The remaining steps are similar:

Remaining Syscalls

We copy our shellcode into our newly-allocated memory, and then create a thread within our current process pointing to that memory via another syscall, NtCreateThreadEx, in place of CreateThread. Finally, we start the thread with a call to the syscall NtWaitForSingleObject, instead of WaitForSingleObject. Here’s the final result:

Hello World Shellcode

Hello world via syscall! Assuming this was some sort of payload running on a system with API hooking enabled, we would have bypassed it and successfully run our payload.

A note on native code

Some key parts of this puzzle I’ve not mentioned yet are all of the native structs, enumerations, and definitions needed for the syscalls to function properly.
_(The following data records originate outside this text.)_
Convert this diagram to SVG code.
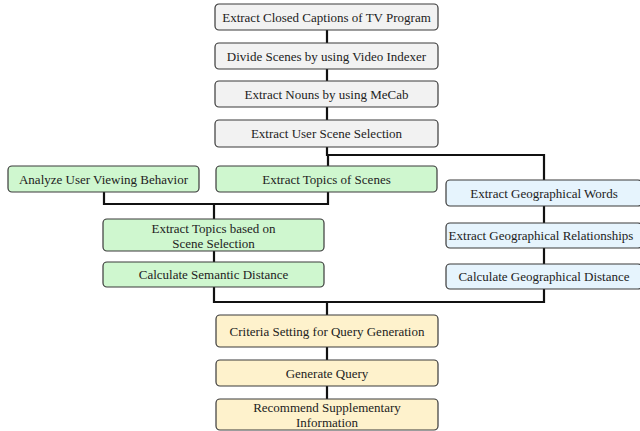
<svg xmlns="http://www.w3.org/2000/svg" width="640" height="431" viewBox="0 0 640 431">
<style>
.b{stroke:#3a3a3a;stroke-width:1.2}
.g{fill:#f2f2f2}.gr{fill:#cff7cf}.bl{fill:#e6f4fd}.y{fill:#fef2cc}
text{font-family:"Liberation Serif","Times New Roman",serif;font-size:13px;fill:#222;text-anchor:middle;dominant-baseline:central}
.c{fill:none;stroke:#111;stroke-width:2.2}
</style>
<rect width="640" height="431" fill="#fff"/>
<g id="connectors">
<path class="c" d="M327 30V43M327 69V81M327 107V120M327 147V155H544V180M328 155V166"/>
<path class="c" d="M104 192V204H328V192M214 204V219M214 251V262"/>
<path class="c" d="M544 206V223M544 248V264"/>
<path class="c" d="M214 287V302H544V289M327 302V315M327 347V360M327 386V399"/>
</g>
<g id="n1"><rect class="b g" x="215" y="4" width="223" height="26" rx="4"/><text x="326.5" y="17">Extract Closed Captions of TV Program</text></g>
<g id="n2"><rect class="b g" x="215" y="43" width="223" height="26" rx="4"/><text x="326.5" y="56">Divide Scenes by using Video Indexer</text></g>
<g id="n3"><rect class="b g" x="215" y="81" width="223" height="26" rx="4"/><text x="326.5" y="94">Extract Nouns by using MeCab</text></g>
<g id="n4"><rect class="b g" x="215" y="120" width="223" height="27" rx="4"/><text x="326.5" y="133.5">Extract User Scene Selection</text></g>
<g id="n5"><rect class="b gr" x="8" y="166" width="191" height="26" rx="4"/><text x="103.5" y="179">Analyze User Viewing Behavior</text></g>
<g id="n6"><rect class="b gr" x="216" y="166" width="221" height="26" rx="4"/><text x="326.5" y="179">Extract Topics of Scenes</text></g>
<g id="n7"><rect class="b gr" x="103" y="219" width="221" height="32" rx="4"/><text x="213.5" y="228">Extract Topics based on</text><text x="213.5" y="243">Scene Selection</text></g>
<g id="n8"><rect class="b gr" x="103" y="262" width="221" height="25" rx="4"/><text x="213.5" y="274.5">Calculate Semantic Distance</text></g>
<g id="n9"><rect class="b bl" x="446" y="180" width="196" height="26" rx="4"/><text x="544" y="193">Extract Geographical Words</text></g>
<g id="n10"><rect class="b bl" x="446" y="223" width="196" height="25" rx="4"/><text x="541" y="235.5">Extract Geographical Relationships</text></g>
<g id="n11"><rect class="b bl" x="446" y="264" width="196" height="25" rx="4"/><text x="544" y="276.5">Calculate Geographical Distance</text></g>
<g id="n12"><rect class="b y" x="216" y="315" width="222" height="32" rx="4"/><text x="327" y="331">Criteria Setting for Query Generation</text></g>
<g id="n13"><rect class="b y" x="216" y="360" width="222" height="26" rx="4"/><text x="327" y="373">Generate Query</text></g>
<g id="n14"><rect class="b y" x="216" y="399" width="222" height="31" rx="4"/><text x="327" y="407.5">Recommend Supplementary</text><text x="327" y="422">Information</text></g>
</svg>
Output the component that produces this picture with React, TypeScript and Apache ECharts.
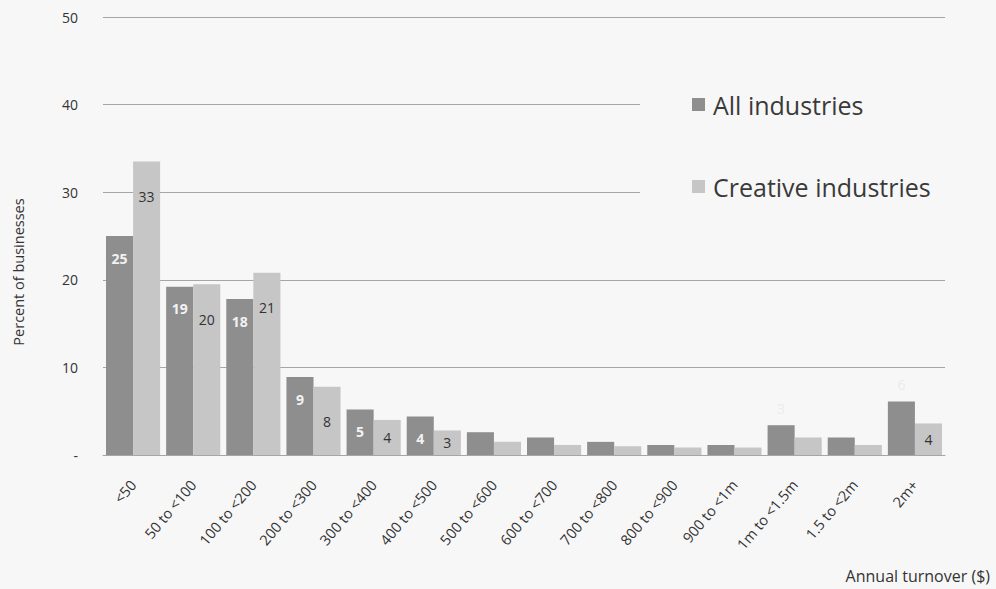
import React, { useEffect, useRef } from "react";
import * as echarts from "echarts";

const categories = [
  "<50", "50 to <100", "100 to <200", "200 to <300", "300 to <400", "400 to <500",
  "500 to <600", "600 to <700", "700 to <800", "800 to <900", "900 to <1m",
  "1m to <1.5m", "1.5 to <2m", "2m+",
];
const allIndustries = [25.0, 19.2, 17.8, 8.9, 5.2, 4.4, 2.6, 2.0, 1.5, 1.15, 1.15, 3.4, 2.0, 6.1];
const creativeIndustries = [33.5, 19.5, 20.8, 7.8, 4.0, 2.8, 1.5, 1.15, 1.0, 0.85, 0.85, 2.0, 1.15, 3.6];
const allLabels = ["25", "19", "18", "9", "5", "4", "", "", "", "", "", "3", "", "6"];
const creativeLabels = ["33", "20", "21", "8", "4", "3", "", "", "", "", "", "", "", "4"];
const faintAllLabelCats = ["1m to <1.5m", "2m+"];
const yTicks = [0, 10, 20, 30, 40, 50];

const FONT = "'Open Sans', Lato, sans-serif";

export default function App() {
  const ref = useRef<HTMLDivElement>(null);
  useEffect(() => {
    if (!ref.current) return;
    const chart = echarts.init(ref.current, null, { renderer: "svg" });

    const darkData = allIndustries.map((v, i) => {
      const faint = faintAllLabelCats.includes(categories[i]);
      return {
        value: v,
        label: faint
          ? { show: allLabels[i] !== "", position: "top", distance: 10, color: "#ebebeb", fontWeight: "normal" }
          : { show: allLabels[i] !== "", position: "insideTop", distance: 15 },
      };
    });
    const lightData = creativeIndustries.map((v, i) => ({
      value: v,
      label: v >= 5
        ? { show: creativeLabels[i] !== "", position: "insideTop", distance: 28 }
        : { show: creativeLabels[i] !== "", position: "inside" },
    }));

    chart.setOption({
      animation: false,
      backgroundColor: "#f7f7f7",
      textStyle: { fontFamily: FONT },
      grid: { left: 103, right: 51, top: 17, bottom: 134, containLabel: false },
      legend: {
        orient: "vertical",
        left: 640,
        top: 68,
        padding: [24, 50, 24, 52],
        backgroundColor: "#f7f7f7",
        itemWidth: 13,
        itemHeight: 13,
        itemGap: 57,
        icon: "rect",
        textStyle: { fontSize: 25, color: "#3a3a3a", fontFamily: FONT, padding: [0, 0, 0, 3] },
        data: ["All industries", "Creative industries"],
      },
      xAxis: {
        type: "category",
        data: categories,
        axisLine: { lineStyle: { color: "#a6a6a6", width: 1 } },
        axisTick: { show: false },
        axisLabel: { rotate: 50, margin: 27, fontSize: 14.5, color: "#333", fontFamily: FONT, interval: 0 },
      },
      yAxis: {
        type: "value",
        min: yTicks[0],
        max: yTicks[yTicks.length - 1],
        interval: 10,
        axisLine: { show: false },
        axisTick: { show: false },
        axisLabel: {
          margin: 25,
          fontSize: 14,
          color: "#333",
          fontFamily: FONT,
          formatter: (v: number) => (v === 0 ? "-" : String(v)),
        },
        splitLine: { lineStyle: { color: "#a6a6a6", width: 1 } },
      },
      graphic: [
        {
          type: "text",
          x: 18,
          y: 272,
          rotation: Math.PI / 2,
          style: {
            text: "Percent of businesses",
            fill: "#333",
            font: `14.5px ${FONT}`,
            textAlign: "center",
            textVerticalAlign: "middle",
          },
        },
        {
          type: "text",
          right: 6,
          bottom: 5,
          style: { text: "Annual turnover ($)", fill: "#333", font: `16px ${FONT}` },
        },
      ],
      series: [
        {
          name: "All industries",
          type: "bar",
          barGap: "0%",
          barCategoryGap: "10%",
          itemStyle: { color: "#8e8e8e" },
          label: {
            show: true,
            color: "#f2f2f2",
            fontWeight: "bold",
            fontSize: 14,
            fontFamily: FONT,
            formatter: (p: any) => allLabels[p.dataIndex],
          },
          data: darkData,
        },
        {
          name: "Creative industries",
          type: "bar",
          barGap: "0%",
          barCategoryGap: "10%",
          itemStyle: { color: "#c6c6c6" },
          label: {
            show: true,
            color: "#333",
            fontSize: 14,
            fontFamily: FONT,
            formatter: (p: any) => creativeLabels[p.dataIndex],
          },
          data: lightData,
        },
      ],
    });
    return () => chart.dispose();
  }, []);
  return <div ref={ref} style={{ width: 996, height: 589, position: "absolute", left: 0, top: 0 }} />;
}
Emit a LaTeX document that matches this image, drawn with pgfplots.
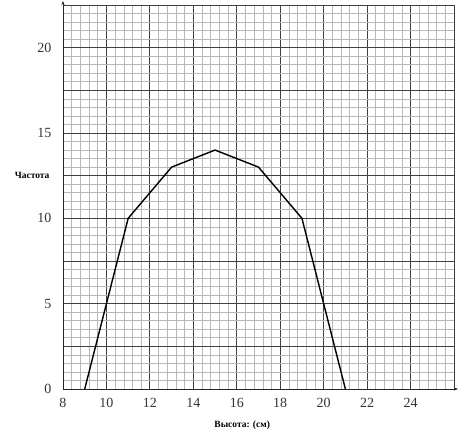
\documentclass[border=0pt]{standalone}
\usepackage{fontspec}
\setmainfont{Liberation Serif}
\usepackage{pgfplots}
\pgfplotsset{compat=1.18}
\usetikzlibrary{arrows.meta}
\begin{document}
\begin{tikzpicture}
\begin{axis}[
  scale only axis,
  width=391pt, height=384pt,
  xmin=8, xmax=26, ymin=0, ymax=22.5,
  axis lines=left,
  axis line style={black!85, line width=0.8pt, -{Stealth[length=4pt,width=3pt]}, shorten >=-4pt},
  xtick={8,10,...,26},
  xticklabels={8,10,12,14,16,18,20,22,24,},
  ytick={0,2.5,...,22.5},
  yticklabels={0,,5,,10,,15,,20,},
  minor x tick num=4,
  minor y tick num=4,
  grid=both,
  major grid style={black!75, line width=0.8pt},
  minor grid style={black!28, line width=0.6pt},
  major tick length=0pt, minor tick length=0pt,
  tick label style={font=\fontsize{14}{16}\selectfont, text=black!80},
  /pgf/number format/assume math mode=true,
  xticklabel style={yshift=-6pt},
  yticklabel style={xshift=-8pt},
  clip=false,
]
\addplot[black, line width=1.4pt] coordinates {(9,0) (11,10) (13,13) (15,14) (17,13) (19,10) (21,0)};
\node[font=\bfseries\fontsize{9.5}{11}\selectfont, anchor=east] at (axis cs:8,12.5) [xshift=-10pt] {Частота};
\node[font=\bfseries\fontsize{9.5}{11}\selectfont] at (axis cs:16.25,0) [yshift=-36pt] {Высота: (см)};
\coordinate (bl) at (rel axis cs:0,0);
\end{axis}
\pgfresetboundingbox
\path (bl) ++(-63pt,-46pt) rectangle ++(467pt,435pt);
\end{tikzpicture}
\end{document}
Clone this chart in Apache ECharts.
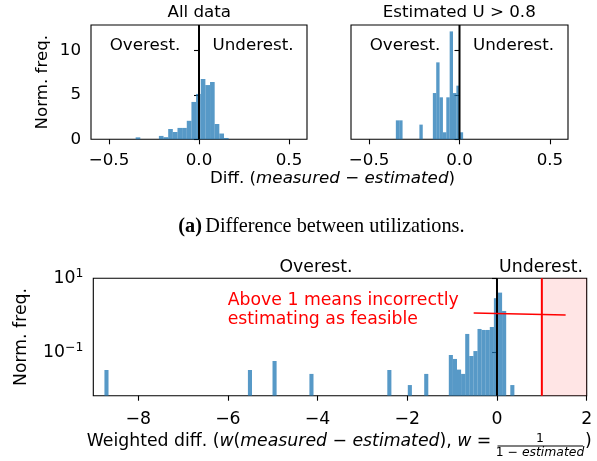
<!DOCTYPE html>
<html><head><meta charset="utf-8">
<script src="https://cdn.jsdelivr.net/npm/echarts@6/dist/echarts.min.js"></script>
<style>html,body{margin:0;padding:0;background:#fff}#c{width:597px;height:461px}</style>
</head><body><div id="c"></div>
<script>
// ---- data (density histograms) ----
// Top-left: all data (20 bins)
const allBinStart = -0.352, allBinWidth = 0.02583;
const allHeights = [0.22,0,0,0,0,0.38,0.24,1.16,0.82,1.28,1.28,2.08,4.2,5.1,6.78,6.1,6.44,1.72,0.65,0.15];
// Top-right: estimated U > 0.8 (20 bins)
const hiBinStart = -0.352, hiBinWidth = 0.0186;
const hiHeights = [2.13,2.13,0,0,0,0,0,1.65,0,0,0,5.2,8.65,4.72,0.79,4.72,12.13,5.2,6.03,0.79];
// Bottom: weighted difference (100 bins, only non-empty listed)
const wBinStart = -8.752, wBinWidth = 0.0914;
const wBins    = [0,35,41,50,69,74,78,84,85,86,87,88,89,90,91,92,93,94,95,96,97,99];
const wHeights = [0.0332,0.0332,0.0582,0.026,0.0332,0.013,0.026,0.0845,0.066,0.034,0.026,0.313,0.0794,0.108,0.427,0.401,0.401,0.483,2.9,4.1,1.31,0.013];
// ticks
const topXTicks = [-0.5,0,0.5];
const topYTicks = [0,5,10];
const botXTicks = [-8,-6,-4,-2,0,2];
const botYTicks = [0.1,10];
// annotation line (data coords)
const annotLine = [[-0.52,1.15],[1.53,1.02]];

const FONT = 'DejaVu Sans';
const FS = 16.7;   // top figure
const FS2 = 17.3;  // bottom figure
const BAR = 'rgba(31,119,180,0.75)';
const minus = s => String(s).replace('-', '\u2212');

function histItem(start, width){
  return function(params, api){
    const i = api.value(0), h = api.value(1);
    if (!(h > 0)) return null;
    const p0 = api.coord([start + i*width, h]);
    const p1 = api.coord([start + (i+1)*width, h]);
    const base = params.coordSys.y + params.coordSys.height;
    return {type:'rect', shape:{x:p0[0], y:p0[1], width:p1[0]-p0[0], height:base-p0[1]}, style:{fill:BAR}};
  };
}

const axLabel = {color:'#000', fontFamily:FONT, fontSize:FS};
const axLabel2 = {color:'#000', fontFamily:FONT, fontSize:FS2};
function xAxisTop(idx){
  return {type:'value', gridIndex:idx, min:-0.6, max:0.6, splitLine:{show:false},
    axisLine:{show:false},
    axisTick:{show:true, length:5, lineStyle:{color:'#000', width:1.1}, customValues:topXTicks},
    axisLabel:Object.assign({margin:13, customValues:topXTicks, formatter:v=>minus(v.toFixed(1))}, axLabel)};
}
function yAxisTop(idx, labels){
  return {type:'value', gridIndex:idx, min:0, max:12.85, splitLine:{show:false},
    axisLine:{show:false},
    axisTick:{show:true, length:5, lineStyle:{color:'#000', width:1.1}, customValues:topYTicks},
    axisLabel:Object.assign({show:labels, margin:10, customValues:topYTicks, formatter:v=>String(v)}, axLabel)};
}
const gridBase = {show:true, borderColor:'#000', borderWidth:1.1, backgroundColor:'transparent', containLabel:false, outerBoundsMode:'none'};
const t = (text, x, y, fs, extra) => Object.assign({type:'text', x, y, style:{text, font:`${fs}px "${FONT}"`, fill:'#000', align:'center', verticalAlign:'middle'}}, extra||{});

const option = {
  animation:false,
  backgroundColor:'#fff',
  grid:[
    Object.assign({left:91, top:25, width:216, height:114.3}, gridBase),
    Object.assign({left:351, top:25, width:217, height:114.3}, gridBase),
    Object.assign({left:93.3, top:278.3, width:493.4, height:117.4}, gridBase)
  ],
  xAxis:[
    xAxisTop(0), xAxisTop(1),
    {type:'value', gridIndex:2, min:-9, max:2, splitLine:{show:false}, axisLine:{show:false},
     axisTick:{show:true, length:5, lineStyle:{color:'#000', width:1.1}, customValues:botXTicks},
     axisLabel:Object.assign({margin:15, customValues:botXTicks, showMinLabel:true, showMaxLabel:true, formatter:v=>minus(v)}, axLabel2)}
  ],
  yAxis:[
    yAxisTop(0,true), yAxisTop(1,false),
    {type:'log', logBase:10, gridIndex:2, min:0.0067, max:10, splitLine:{show:false}, axisLine:{show:false},
     axisTick:{show:true, length:5, lineStyle:{color:'#000', width:1.1}, customValues:botYTicks},
     minorTick:{show:false},
     axisLabel:{margin:10, customValues:botYTicks, color:'#000',
       formatter:v=> v>=1 ? '{b|10}{s|1}' : '{b|10}{s|\u22121}',
       rich:{b:{fontFamily:FONT, fontSize:FS2, color:'#000'}, s:{fontFamily:FONT, fontSize:12.4, color:'#000', padding:[0,0,9,0]}}}}
  ],
  series:[
    {type:'custom', xAxisIndex:0, yAxisIndex:0, renderItem:histItem(allBinStart, allBinWidth), data:allHeights.map((h,i)=>[i,h]), encode:{x:-1,y:-1}, silent:true},
    {type:'custom', xAxisIndex:1, yAxisIndex:1, renderItem:histItem(hiBinStart, hiBinWidth), data:hiHeights.map((h,i)=>[i,h]), encode:{x:-1,y:-1}, silent:true},
    {type:'custom', xAxisIndex:2, yAxisIndex:2, renderItem:histItem(wBinStart, wBinWidth), data:wBins.map((b,i)=>[b,wHeights[i]]), encode:{x:-1,y:-1}, silent:true},
    {type:'line', xAxisIndex:0, yAxisIndex:0, data:[[0,0],[0,12.85]], symbol:'none', lineStyle:{color:'#000', width:2}, z:5, silent:true},
    {type:'line', xAxisIndex:1, yAxisIndex:1, data:[[0,0],[0,12.85]], symbol:'none', lineStyle:{color:'#000', width:2}, z:5, silent:true},
    {type:'line', xAxisIndex:2, yAxisIndex:2, data:[[0,0.0067],[0,10]], symbol:'none', lineStyle:{color:'#000', width:2}, z:5, silent:true,
     markArea:{silent:true, itemStyle:{color:'rgba(255,0,0,0.1)', borderWidth:0}, data:[[{xAxis:1},{xAxis:2}]]}},
    {type:'line', xAxisIndex:2, yAxisIndex:2, data:[[1,0.0067],[1,10]], symbol:'none', lineStyle:{color:'#ff0000', width:2}, z:6, silent:true},
    {type:'line', xAxisIndex:2, yAxisIndex:2, data:annotLine, symbol:'none', lineStyle:{color:'#ff0000', width:1.5}, z:6, silent:true}
  ],
  graphic:[
    t('All data', 199.3, 13, FS),
    t('Estimated U > 0.8', 459.3, 13, FS),
    t('Overest.', 145, 45.5, FS),
    t('Underest.', 253, 45.5, FS),
    t('Overest.', 405, 45.5, FS),
    t('Underest.', 513.5, 45.5, FS),
    t('Norm. freq.', 43, 82.2, FS, {rotation:Math.PI/2}),
    {type:'text', x:332.5, y:178.5, style:{text:'{n|Diff. (}{i|measured}{n| \u2212 }{i|estimated}{n|)}', align:'center', verticalAlign:'middle',
      rich:{n:{fontFamily:FONT, fontSize:FS, fill:'#000'}, i:{fontFamily:FONT, fontSize:FS, fontStyle:'italic', fill:'#000'}}}},
    {type:'text', x:178.3, y:227, style:{text:'{b|(a)} {n|Difference between utilizations.}', align:'left', verticalAlign:'middle',
      rich:{b:{fontFamily:'Liberation Serif', fontSize:20.3, fontWeight:'bold', fill:'#000'}, n:{fontFamily:'Liberation Serif', fontSize:20.3, fill:'#000'}}}},
    t('Overest.', 316, 268, FS2),
    t('Underest.', 541, 268, FS2),
    {type:'text', x:227.7, y:301, z:10, style:{text:'Above 1 means incorrectly', font:`${FS2}px "${FONT}"`, fill:'#ff0000', align:'left', verticalAlign:'middle'}},
    {type:'text', x:227.7, y:320, z:10, style:{text:'estimating as feasible', font:`${FS2}px "${FONT}"`, fill:'#ff0000', align:'left', verticalAlign:'middle'}},
    t('Norm. freq.', 22, 337, FS2, {rotation:Math.PI/2}),
    {type:'text', x:86.7, y:442, style:{text:'{n|Weighted diff. (}{i|w}{n|(}{i|measured}{n| \u2212 }{i|estimated}{n|), }{i|w}{n| = }', align:'left', verticalAlign:'middle',
      rich:{n:{fontFamily:FONT, fontSize:FS2, fill:'#000'}, i:{fontFamily:FONT, fontSize:FS2, fontStyle:'italic', fill:'#000'}}}},
    t('1', 540, 439, 12.4),
    {type:'rect', shape:{x:497.5, y:445.5, width:85.5, height:1}, style:{fill:'#000'}},
    {type:'text', x:540, y:453, style:{text:'{n|1 \u2212 }{i|estimated}', align:'center', verticalAlign:'middle',
      rich:{n:{fontFamily:FONT, fontSize:12.4, fill:'#000'}, i:{fontFamily:FONT, fontSize:12.4, fontStyle:'italic', fill:'#000'}}}},
    {type:'text', x:585, y:442, style:{text:')', font:`${FS2}px "${FONT}"`, fill:'#000', align:'left', verticalAlign:'middle'}}
  ]
};
const chart = echarts.init(document.getElementById('c'), null, {renderer:'canvas'});
chart.setOption(option);
</script></body></html>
If you look at the screenshots above, you will see types that don’t have implementations in C#, like the NTSTATUS return type for all the syscalls, or the AllocationType and ACCESS_MASK bitmasks. These types are normally declared in various Windows headers and DLLs, but to use syscalls we need to implement them ourselves. The process I followed to find them was to look for any non-simple type and try to find a definition for it. Pinvoke.net was massively helpful for this task. Between it and other resources like MSDN and the ReactOS source code, I was able to find and add everything I needed. You can find that code in the Native.cs class of the solution here.

Wrapup

Syscalls are fun! It’s not every day you get to combine 3 different languages, managed and unmanaged code, and several levels of Windows APIs in one small program. That said, there are some clear difficulties with syscalls. They require a fair bit of boilerplate code to use, and that boilerplate is scattered all around for you to find like a little undocumented treasure hunt. Debugging can also be tricky with the transition between managed and unmanaged code. Finally, syscall numbers change frequently and have to be customized for the platform you’re targeting. D/Invoke seems to handle several of these issues rather elegantly, so I’m excited to dig into those more soon.